Look through the listing and locate every line containing the word "chart"; copy those lines.

* Dataset section:

* START *

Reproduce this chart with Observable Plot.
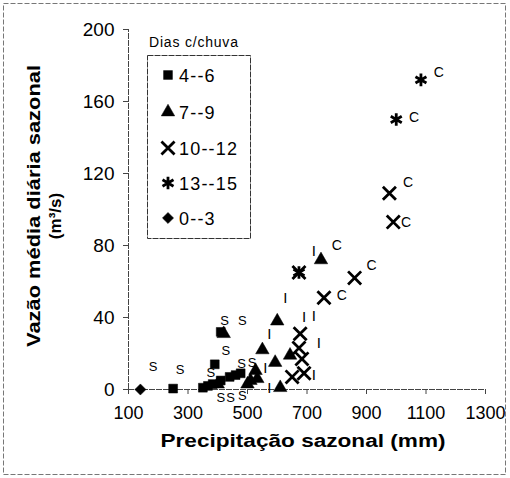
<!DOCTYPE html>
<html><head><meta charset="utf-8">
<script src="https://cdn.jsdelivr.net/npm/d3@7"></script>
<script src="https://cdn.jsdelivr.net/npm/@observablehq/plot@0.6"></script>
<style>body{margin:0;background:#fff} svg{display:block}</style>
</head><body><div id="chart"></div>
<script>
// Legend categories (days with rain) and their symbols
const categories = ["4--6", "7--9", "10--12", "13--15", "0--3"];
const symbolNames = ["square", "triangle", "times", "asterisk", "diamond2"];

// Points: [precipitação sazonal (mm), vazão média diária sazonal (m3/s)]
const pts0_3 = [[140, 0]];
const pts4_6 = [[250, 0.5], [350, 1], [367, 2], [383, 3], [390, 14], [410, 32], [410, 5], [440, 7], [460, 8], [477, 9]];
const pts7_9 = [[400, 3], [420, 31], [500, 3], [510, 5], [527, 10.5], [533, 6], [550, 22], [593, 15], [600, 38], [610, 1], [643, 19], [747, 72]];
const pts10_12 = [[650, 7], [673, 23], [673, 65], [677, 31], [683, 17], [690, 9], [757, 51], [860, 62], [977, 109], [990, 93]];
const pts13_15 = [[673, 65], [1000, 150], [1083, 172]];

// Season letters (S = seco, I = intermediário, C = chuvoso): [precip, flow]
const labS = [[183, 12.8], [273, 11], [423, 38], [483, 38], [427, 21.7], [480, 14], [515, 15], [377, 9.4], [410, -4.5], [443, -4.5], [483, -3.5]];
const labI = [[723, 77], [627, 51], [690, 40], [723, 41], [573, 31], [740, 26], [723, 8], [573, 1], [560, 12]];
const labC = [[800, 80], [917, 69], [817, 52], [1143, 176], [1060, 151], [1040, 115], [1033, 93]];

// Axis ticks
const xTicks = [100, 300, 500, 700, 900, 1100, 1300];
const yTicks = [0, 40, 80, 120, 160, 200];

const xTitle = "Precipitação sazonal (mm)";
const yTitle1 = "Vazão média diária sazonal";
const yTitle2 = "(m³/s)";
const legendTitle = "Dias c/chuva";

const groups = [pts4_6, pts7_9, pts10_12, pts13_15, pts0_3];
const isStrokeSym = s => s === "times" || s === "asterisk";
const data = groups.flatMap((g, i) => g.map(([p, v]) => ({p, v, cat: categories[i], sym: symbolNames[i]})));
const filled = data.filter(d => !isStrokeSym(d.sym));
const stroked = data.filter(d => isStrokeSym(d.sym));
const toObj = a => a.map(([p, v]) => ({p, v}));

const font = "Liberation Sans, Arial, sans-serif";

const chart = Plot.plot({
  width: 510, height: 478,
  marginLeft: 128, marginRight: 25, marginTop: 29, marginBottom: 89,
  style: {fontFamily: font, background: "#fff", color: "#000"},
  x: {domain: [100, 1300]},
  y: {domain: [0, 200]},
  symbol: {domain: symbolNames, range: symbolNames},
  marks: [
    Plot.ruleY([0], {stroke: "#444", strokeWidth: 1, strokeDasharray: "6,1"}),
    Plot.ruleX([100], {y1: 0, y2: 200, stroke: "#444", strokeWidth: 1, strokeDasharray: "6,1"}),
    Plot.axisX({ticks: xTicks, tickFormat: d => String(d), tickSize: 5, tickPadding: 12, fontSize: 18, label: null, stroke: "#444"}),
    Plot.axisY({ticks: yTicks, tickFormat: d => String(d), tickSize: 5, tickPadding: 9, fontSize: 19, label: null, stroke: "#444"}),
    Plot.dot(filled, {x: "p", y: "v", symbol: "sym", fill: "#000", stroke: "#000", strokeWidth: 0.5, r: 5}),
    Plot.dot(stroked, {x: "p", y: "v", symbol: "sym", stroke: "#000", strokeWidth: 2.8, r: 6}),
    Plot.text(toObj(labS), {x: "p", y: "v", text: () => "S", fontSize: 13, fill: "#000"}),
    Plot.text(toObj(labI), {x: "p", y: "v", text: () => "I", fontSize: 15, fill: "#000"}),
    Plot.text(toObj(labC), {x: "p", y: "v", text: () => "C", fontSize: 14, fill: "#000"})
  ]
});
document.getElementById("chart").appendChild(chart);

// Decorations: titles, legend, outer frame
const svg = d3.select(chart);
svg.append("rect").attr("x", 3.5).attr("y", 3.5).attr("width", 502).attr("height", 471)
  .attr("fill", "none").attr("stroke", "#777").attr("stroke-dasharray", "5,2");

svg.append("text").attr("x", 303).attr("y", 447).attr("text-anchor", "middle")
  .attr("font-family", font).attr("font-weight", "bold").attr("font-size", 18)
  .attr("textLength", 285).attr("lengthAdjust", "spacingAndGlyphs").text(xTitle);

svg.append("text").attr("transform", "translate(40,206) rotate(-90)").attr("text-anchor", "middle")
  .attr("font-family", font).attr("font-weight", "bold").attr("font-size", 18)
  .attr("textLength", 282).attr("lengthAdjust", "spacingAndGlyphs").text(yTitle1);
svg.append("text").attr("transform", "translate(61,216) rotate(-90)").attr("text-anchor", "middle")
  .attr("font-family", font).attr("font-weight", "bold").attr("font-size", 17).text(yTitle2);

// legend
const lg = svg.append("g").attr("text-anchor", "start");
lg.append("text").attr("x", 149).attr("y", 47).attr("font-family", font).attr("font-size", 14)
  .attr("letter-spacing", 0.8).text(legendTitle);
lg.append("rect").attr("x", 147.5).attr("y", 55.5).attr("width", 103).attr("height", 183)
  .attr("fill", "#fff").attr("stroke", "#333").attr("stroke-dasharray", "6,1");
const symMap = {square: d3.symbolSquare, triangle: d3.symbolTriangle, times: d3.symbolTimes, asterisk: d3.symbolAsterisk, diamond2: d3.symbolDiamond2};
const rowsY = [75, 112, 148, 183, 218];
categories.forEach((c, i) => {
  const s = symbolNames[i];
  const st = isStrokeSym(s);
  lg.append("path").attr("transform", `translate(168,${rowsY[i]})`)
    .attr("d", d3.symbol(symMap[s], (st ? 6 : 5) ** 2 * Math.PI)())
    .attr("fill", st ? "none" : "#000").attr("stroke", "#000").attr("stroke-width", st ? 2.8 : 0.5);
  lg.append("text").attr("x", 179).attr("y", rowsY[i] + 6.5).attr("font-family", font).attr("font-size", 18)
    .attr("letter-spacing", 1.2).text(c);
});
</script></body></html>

* END *

* Solution for this task:
Reproduce this chart with Observable Plot.
</head><body><div id="chart"></div>
const chart = Plot.plot({
document.getElementById("chart").appendChild(chart);
const svg = d3.select(chart);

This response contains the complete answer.